• **DATA SHOWN**:
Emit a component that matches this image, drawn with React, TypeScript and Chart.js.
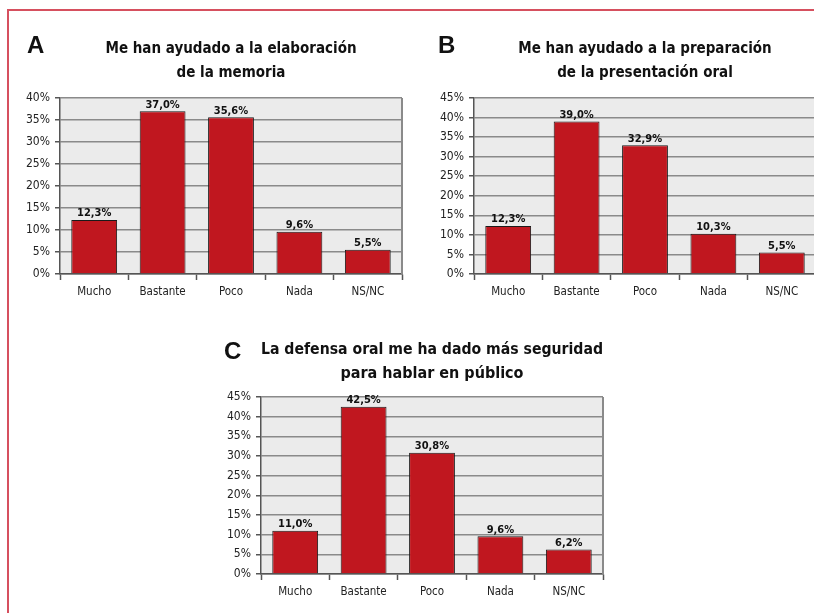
import React, { useEffect, useRef } from "react";
import { Chart, registerables } from "chart.js";

Chart.register(...registerables);

const categories = ["Mucho", "Bastante", "Poco", "Nada", "NS/NC"];
const valuesA = [12.3, 37.0, 35.6, 9.6, 5.5];
const valuesB = [12.3, 39.0, 32.9, 10.3, 5.5];
const valuesC = [11.0, 42.5, 30.8, 9.6, 6.2];
const titleA = ["Me han ayudado a la elaboración", "de la memoria"];
const titleB = ["Me han ayudado a la preparación", "de la presentación oral"];
const titleC = ["La defensa oral me ha dado más seguridad", "para hablar en público"];
const yMaxA = 40;
const yMaxB = 45;
const yMaxC = 45;
const yStep = 5;

const FONT = '"Liberation Sans Narrow", "Arial Narrow", "DejaVu Sans Condensed", sans-serif';
const BAR = "#c0171f";

const bgPlugin = {
  id: "plotBg",
  beforeDraw(chart: any) {
    const { ctx, chartArea: a } = chart;
    ctx.save();
    ctx.fillStyle = "#ebebeb";
    ctx.fillRect(a.left, a.top, a.right - a.left, a.bottom - a.top);
    ctx.restore();
  },
  beforeDatasetsDraw(chart: any) {
    const { ctx, chartArea: a } = chart;
    ctx.save();
    ctx.strokeStyle = "#8a8a8a";
    ctx.lineWidth = 2;
    ctx.beginPath();
    ctx.moveTo(a.right, a.top);
    ctx.lineTo(a.right, a.bottom);
    ctx.stroke();
    ctx.restore();
  },
};

const valueLabels = {
  id: "valueLabels",
  afterDatasetsDraw(chart: any) {
    const { ctx } = chart;
    const meta = chart.getDatasetMeta(0);
    const data = chart.data.datasets[0].data as number[];
    ctx.save();
    ctx.font = `bold 11px ${FONT}`;
    ctx.fillStyle = "#111";
    ctx.textAlign = "center";
    ctx.textBaseline = "bottom";
    meta.data.forEach((el: any, i: number) => {
      const t = data[i].toFixed(1).replace(".", ",") + "%";
      ctx.fillText(t, el.x, el.y - 1);
    });
    ctx.restore();
  },
};

type PanelProps = {
  values: number[];
  title: string[];
  titleSize: number;
  yMax: number;
  left: number;
  top: number;
  width: number;
  height: number;
  yAxisWidth: number;
  padRight: number;
  padBottom: number;
  titlePadTop: number;
  titlePadBottom: number;
  xAxisHeight: number;
};

function Panel(p: PanelProps) {
  const ref = useRef<HTMLCanvasElement | null>(null);
  useEffect(() => {
    if (!ref.current) return;
    const chart = new Chart(ref.current, {
      type: "bar",
      data: {
        labels: categories,
        datasets: [
          {
            data: p.values,
            backgroundColor: BAR,
            borderColor: "#1a1a1a",
            borderWidth: 1,
            barPercentage: 0.67,
            categoryPercentage: 1,
          },
        ],
      },
      options: {
        animation: false,
        responsive: false,
        maintainAspectRatio: false,
        layout: { padding: { left: 0, right: p.padRight, top: 0, bottom: p.padBottom } },
        plugins: {
          legend: { display: false },
          tooltip: { enabled: false },
          title: {
            display: true,
            text: p.title,
            fullSize: false,
            color: "#111",
            font: { family: FONT, size: p.titleSize, weight: "bold", lineHeight: 24 / p.titleSize },
            padding: { top: p.titlePadTop, bottom: p.titlePadBottom },
          },
        },
        scales: {
          x: {
            offset: true,
            grid: {
              display: true,
              drawOnChartArea: false,
              drawTicks: true,
              tickLength: 6,
              tickColor: "#555",
              tickWidth: 1.5,
              offset: true,
            },
            border: { display: true, color: "#555", width: 1.5 },
            ticks: { color: "#222", font: { family: FONT, size: 11.5 }, padding: 5 },
            afterFit(scale: any) {
              scale.height = p.xAxisHeight;
            },
          },
          y: {
            min: 0,
            max: p.yMax,
            ticks: {
              stepSize: yStep,
              color: "#222",
              font: { family: FONT, size: 12 },
              padding: 5,
              callback: (v: any) => v + "%",
            },
            grid: {
              color: "#8a8a8a",
              lineWidth: 1.5,
              tickLength: 5,
              tickColor: "#555",
              tickWidth: 1.5,
            },
            border: { display: true, color: "#555", width: 1.5 },
            afterFit(scale: any) {
              scale.width = p.yAxisWidth;
            },
          },
        },
      },
      plugins: [bgPlugin, valueLabels],
    });
    return () => chart.destroy();
  }, []);
  return (
    <canvas
      ref={ref}
      width={p.width}
      height={p.height}
      style={{ position: "absolute", left: p.left, top: p.top, width: p.width, height: p.height }}
    />
  );
}

const letterStyle: React.CSSProperties = {
  position: "absolute",
  fontFamily: '"Liberation Sans", Arial, sans-serif',
  fontWeight: "bold",
  fontSize: 24,
  lineHeight: "24px",
  color: "#111",
};

export default function App() {
  return (
    <div
      style={{
        position: "fixed",
        left: 0,
        top: 0,
        width: 814,
        height: 613,
        overflow: "hidden",
        background: "#fff",
      }}
    >
      <div
        style={{
          position: "absolute",
          left: 7,
          top: 9,
          width: 830,
          height: 630,
          borderLeft: "2px solid #d6505f",
          borderTop: "2px solid #d6505f",
        }}
      />
      <Panel
        values={valuesA}
        title={titleA}
        titleSize={15}
        yMax={yMaxA}
        left={10}
        top={12}
        width={400}
        height={300}
        yAxisWidth={50}
        padRight={8}
        padBottom={8}
        titlePadTop={25}
        titlePadBottom={13}
        xAxisHeight={30}
      />
      <Panel
        values={valuesB}
        title={titleB}
        titleSize={15}
        yMax={yMaxB}
        left={420}
        top={12}
        width={400}
        height={300}
        yAxisWidth={54}
        padRight={4}
        padBottom={8}
        titlePadTop={25}
        titlePadBottom={13}
        xAxisHeight={30}
      />
      <Panel
        values={valuesC}
        title={titleC}
        titleSize={16}
        yMax={yMaxC}
        left={200}
        top={310}
        width={420}
        height={300}
        yAxisWidth={61}
        padRight={17}
        padBottom={6}
        titlePadTop={28}
        titlePadBottom={11}
        xAxisHeight={30}
      />
      <div style={{ ...letterStyle, left: 27, top: 33 }}>A</div>
      <div style={{ ...letterStyle, left: 438, top: 33 }}>B</div>
      <div style={{ ...letterStyle, left: 224, top: 339 }}>C</div>
    </div>
  );
}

• **GOAL OF THE EXERCISE**:
Retype each line of the listing above word for word. Exclude the pictures.

• **EXERCISE RESPONSE**:
Emit a component that matches this image, drawn with React, TypeScript and Chart.js.
import React, { useEffect, useRef } from "react";
import { Chart, registerables } from "chart.js";

Chart.register(...registerables);

const categories = ["Mucho", "Bastante", "Poco", "Nada", "NS/NC"];
const valuesA = [12.3, 37.0, 35.6, 9.6, 5.5];
const valuesB = [12.3, 39.0, 32.9, 10.3, 5.5];
const valuesC = [11.0, 42.5, 30.8, 9.6, 6.2];
const titleA = ["Me han ayudado a la elaboración", "de la memoria"];
const titleB = ["Me han ayudado a la preparación", "de la presentación oral"];
const titleC = ["La defensa oral me ha dado más seguridad", "para hablar en público"];
const yMaxA = 40;
const yMaxB = 45;
const yMaxC = 45;
const yStep = 5;

const FONT = '"Liberation Sans Narrow", "Arial Narrow", "DejaVu Sans Condensed", sans-serif';
const BAR = "#c0171f";

const bgPlugin = {
  id: "plotBg",
  beforeDraw(chart: any) {
    const { ctx, chartArea: a } = chart;
    ctx.save();
    ctx.fillStyle = "#ebebeb";
    ctx.fillRect(a.left, a.top, a.right - a.left, a.bottom - a.top);
    ctx.restore();
  },
  beforeDatasetsDraw(chart: any) {
    const { ctx, chartArea: a } = chart;
    ctx.save();
    ctx.strokeStyle = "#8a8a8a";
    ctx.lineWidth = 2;
    ctx.beginPath();
    ctx.moveTo(a.right, a.top);
    ctx.lineTo(a.right, a.bottom);
    ctx.stroke();
    ctx.restore();
  },
};

const valueLabels = {
  id: "valueLabels",
  afterDatasetsDraw(chart: any) {
    const { ctx } = chart;
    const meta = chart.getDatasetMeta(0);
    const data = chart.data.datasets[0].data as number[];
    ctx.save();
    ctx.font = `bold 11px ${FONT}`;
    ctx.fillStyle = "#111";
    ctx.textAlign = "center";
    ctx.textBaseline = "bottom";
    meta.data.forEach((el: any, i: number) => {
      const t = data[i].toFixed(1).replace(".", ",") + "%";
      ctx.fillText(t, el.x, el.y - 1);
    });
    ctx.restore();
  },
};

type PanelProps = {
  values: number[];
  title: string[];
  titleSize: number;
  yMax: number;
  left: number;
  top: number;
  width: number;
  height: number;
  yAxisWidth: number;
  padRight: number;
  padBottom: number;
  titlePadTop: number;
  titlePadBottom: number;
  xAxisHeight: number;
};

function Panel(p: PanelProps) {
  const ref = useRef<HTMLCanvasElement | null>(null);
  useEffect(() => {
    if (!ref.current) return;
    const chart = new Chart(ref.current, {
      type: "bar",
      data: {
        labels: categories,
        datasets: [
          {
            data: p.values,
            backgroundColor: BAR,
            borderColor: "#1a1a1a",
            borderWidth: 1,
            barPercentage: 0.67,
            categoryPercentage: 1,
          },
        ],
      },
      options: {
        animation: false,
        responsive: false,
        maintainAspectRatio: false,
        layout: { padding: { left: 0, right: p.padRight, top: 0, bottom: p.padBottom } },
        plugins: {
          legend: { display: false },
          tooltip: { enabled: false },
          title: {
            display: true,
            text: p.title,
            fullSize: false,
            color: "#111",
            font: { family: FONT, size: p.titleSize, weight: "bold", lineHeight: 24 / p.titleSize },
            padding: { top: p.titlePadTop, bottom: p.titlePadBottom },
          },
        },
        scales: {
          x: {
            offset: true,
            grid: {
              display: true,
              drawOnChartArea: false,
              drawTicks: true,
              tickLength: 6,
              tickColor: "#555",
              tickWidth: 1.5,
              offset: true,
            },
            border: { display: true, color: "#555", width: 1.5 },
            ticks: { color: "#222", font: { family: FONT, size: 11.5 }, padding: 5 },
            afterFit(scale: any) {
              scale.height = p.xAxisHeight;
            },
          },
          y: {
            min: 0,
            max: p.yMax,
            ticks: {
              stepSize: yStep,
              color: "#222",
              font: { family: FONT, size: 12 },
              padding: 5,
              callback: (v: any) => v + "%",
            },
            grid: {
              color: "#8a8a8a",
              lineWidth: 1.5,
              tickLength: 5,
              tickColor: "#555",
              tickWidth: 1.5,
            },
            border: { display: true, color: "#555", width: 1.5 },
            afterFit(scale: any) {
              scale.width = p.yAxisWidth;
            },
          },
        },
      },
      plugins: [bgPlugin, valueLabels],
    });
    return () => chart.destroy();
  }, []);
  return (
    <canvas
      ref={ref}
      width={p.width}
      height={p.height}
      style={{ position: "absolute", left: p.left, top: p.top, width: p.width, height: p.height }}
    />
  );
}

const letterStyle: React.CSSProperties = {
  position: "absolute",
  fontFamily: '"Liberation Sans", Arial, sans-serif',
  fontWeight: "bold",
  fontSize: 24,
  lineHeight: "24px",
  color: "#111",
};

export default function App() {
  return (
    <div
      style={{
        position: "fixed",
        left: 0,
        top: 0,
        width: 814,
        height: 613,
        overflow: "hidden",
        background: "#fff",
      }}
    >
      <div
        style={{
          position: "absolute",
          left: 7,
          top: 9,
          width: 830,
          height: 630,
          borderLeft: "2px solid #d6505f",
          borderTop: "2px solid #d6505f",
        }}
      />
      <Panel
        values={valuesA}
        title={titleA}
        titleSize={15}
        yMax={yMaxA}
        left={10}
        top={12}
        width={400}
        height={300}
        yAxisWidth={50}
        padRight={8}
        padBottom={8}
        titlePadTop={25}
        titlePadBottom={13}
        xAxisHeight={30}
      />
      <Panel
        values={valuesB}
        title={titleB}
        titleSize={15}
        yMax={yMaxB}
        left={420}
        top={12}
        width={400}
        height={300}
        yAxisWidth={54}
        padRight={4}
        padBottom={8}
        titlePadTop={25}
        titlePadBottom={13}
        xAxisHeight={30}
      />
      <Panel
        values={valuesC}
        title={titleC}
        titleSize={16}
        yMax={yMaxC}
        left={200}
        top={310}
        width={420}
        height={300}
        yAxisWidth={61}
        padRight={17}
        padBottom={6}
        titlePadTop={28}
        titlePadBottom={11}
        xAxisHeight={30}
      />
      <div style={{ ...letterStyle, left: 27, top: 33 }}>A</div>
      <div style={{ ...letterStyle, left: 438, top: 33 }}>B</div>
      <div style={{ ...letterStyle, left: 224, top: 339 }}>C</div>
    </div>
  );
}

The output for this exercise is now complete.